There is a lot of wild dancing in The Bride! which can only be uplifted by an incredible feat of film score composition. Hildur Guðnadóttir electrifies this romping range of 1930s melodies, at times whirling the audience about and at others lingering on moments of poignant tragedy.
Christian Bale, who played Frank, does a good job at capturing this meeker version of Frankenstein's monster; Bale's monster is a heart struck by loneliness and yearning to feel the romantic side of life. Penélope Cruz and Peter Sarsgaard, who played Myrna Malloy and Jake Wiles respectively, often stole the show quite a bit in this film; this was a duo with a good-natured partnership that really lifted the quality of this film upwards. Zlatko Buric, who played Lupino, does quite a bit with not much screen time; I found Buric's scene where he's dishing out orders to mark him as an unpredictable and intimidating antagonist.
However, the best performance came from Jessie Buckley, who played The Bride/Mary Shelley. Buckley's proving to get pretty interesting as she takes the main stage a little more in cinema. This is a tilted role from start to finish, with Buckley's predominant character, Ida, becoming possessed by Mary Shelley very early on. It's a twisted and impressive feat to watch Buckley contort and twist herself into two different characters, often moments apart. I will say that the black and white solo sequences of her playing Mary Shelley were examples of poorer performance, but once she's free of this strange artistic choice, she really gives her all.
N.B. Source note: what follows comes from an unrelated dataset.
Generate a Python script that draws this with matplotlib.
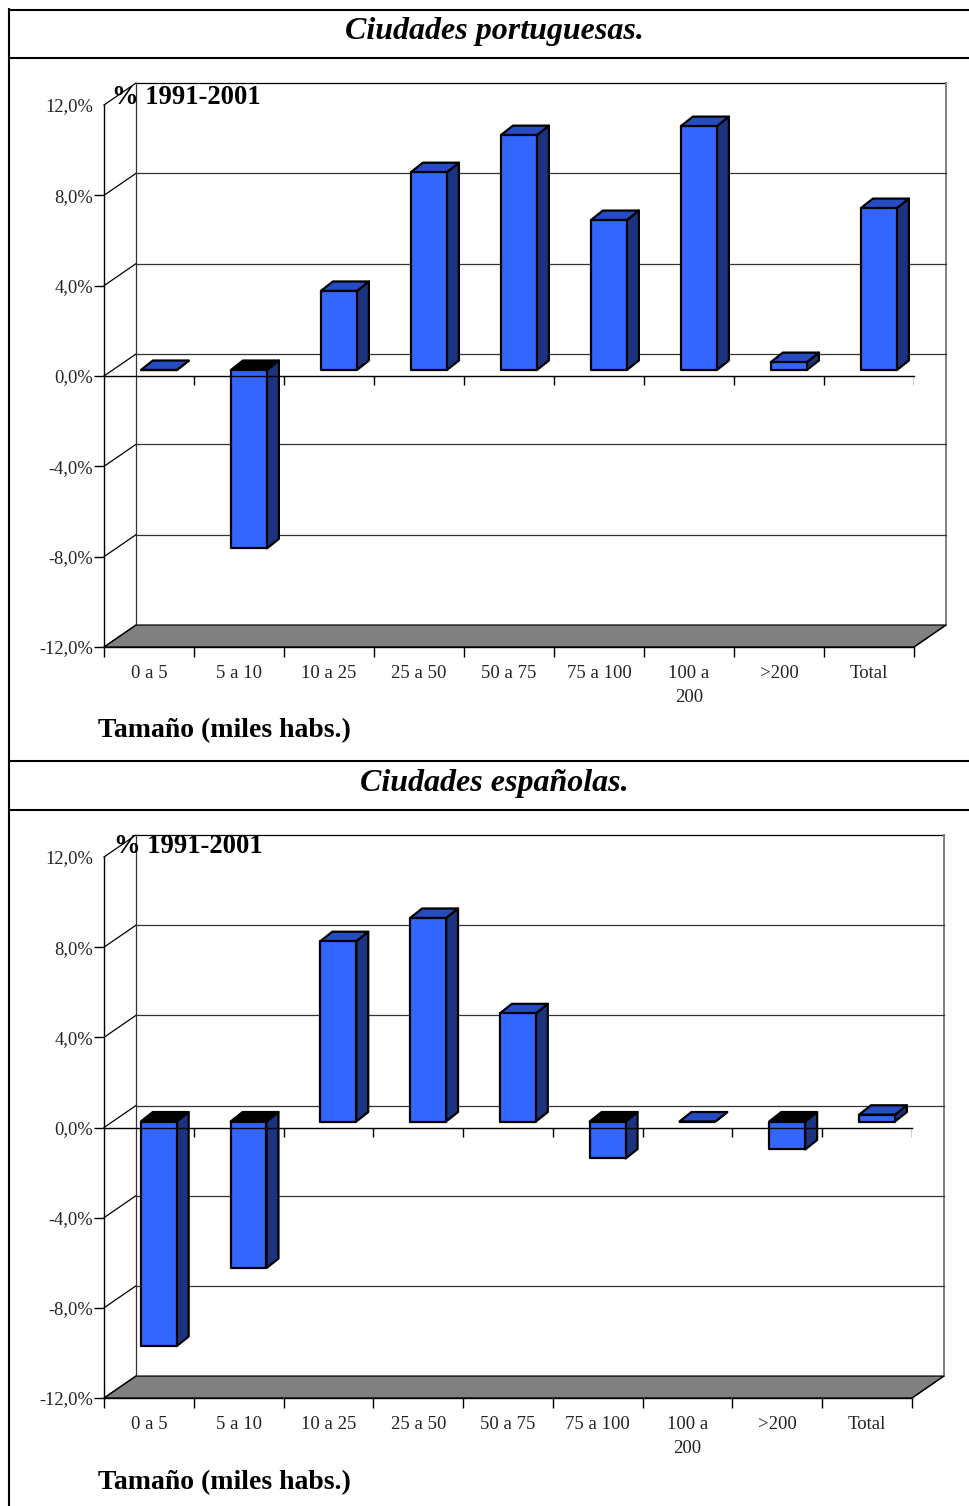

Ida is a character who feels remarkably vulnerable, clinging to scraps of identity and trying to find herself. Buckley's more external efforts to portray Shelley are erratic and fiery, igniting rebellion within this merged form. Buckley crafts a character who isevolving from what she was into something violently resistant to the cloying embrace of male assault and exploitation present in this film.
This movie almost immediately starts off on the wrong foot. The film opens with a black-and-white close-up on Mary Shelley, manic and in some kind of purgatory. Shelley, the famed writer of the novel that started all of this, has more she wants to say, and so possesses a character who is promptly killed. At the same time, Shelley's fictional creation, Frankenstein's monster (or Frank, as he's known in the film), is actually lumbering around. It's a strange moment trying to reconcile the two entities existing together before becoming entangled. The film then has The Bride and Frank trot around on a killing spree that often comes at random intervals. In truth, most of this film feels quite aimless; The Bride is twitching between personalities and seems to telepathically know all the crimes men in any given room have committed against women. This isn't even the extent of the odd, fantastical powers that make no sense. Sometimes people become hypnotised by the monsters and join them in dance sequences, and at other times the monsters can project themselves into films playing on movie screens. The Bride acts as this trigger point for radical feminist protest, but the setup to this is weak, and it's unclear what the film is trying to say here. Frank is also quite an impotent figure that often has nothing to contribute, spending a lot of his time gazing yearningly at either The Bride or a movie screen. Overall, The Bride! is a film that feels poorly conceived and has nothing of substance to deliver to the viewing audience.
Maggie Gylenhaal apparently had a strong directorial feature debut with The Lost Daughter; I think you would be shocked to hear that if you're like me and The Bride! is the first directorial product you have seen. This is a film set in a very exciting era to capture, yet the way it is filmed is so painfully dull and, admittedly, a bit obvious in places. It's rare to find a scene in here and think this is a creative endeavour, which is wild considering this is a reimagining of the Bride of Frankenstein. I found the editing only ever really contributed to the absolute slog that was the pacing. This movie positively drags some scenes out and could've been harsher with cutting. I also found the small soundtrack to be a pretty uninspired offering, ending this whole thing on the 'Monster Mash' made my eyes roll into the back of my head.
Annette Bening, who played Dr Euphronius, doesn't seem particularly convincing as a scientist character; Bening's odd rambles often left me with my eyes glazing over. Jake Gyllenhaal, who played Ronnie Reed, just did not feel like a famous actor from the era he was portraying; Gyllenhaal trotting through a dance sequence always yanked me out of the film in that moment.
If there is one monster movie you should avoid in 2026, it's Maggie Gyllenhaal's absolutely ludicrous take on the Frankenstein mythos. I would give The Bride! a 3.5/10.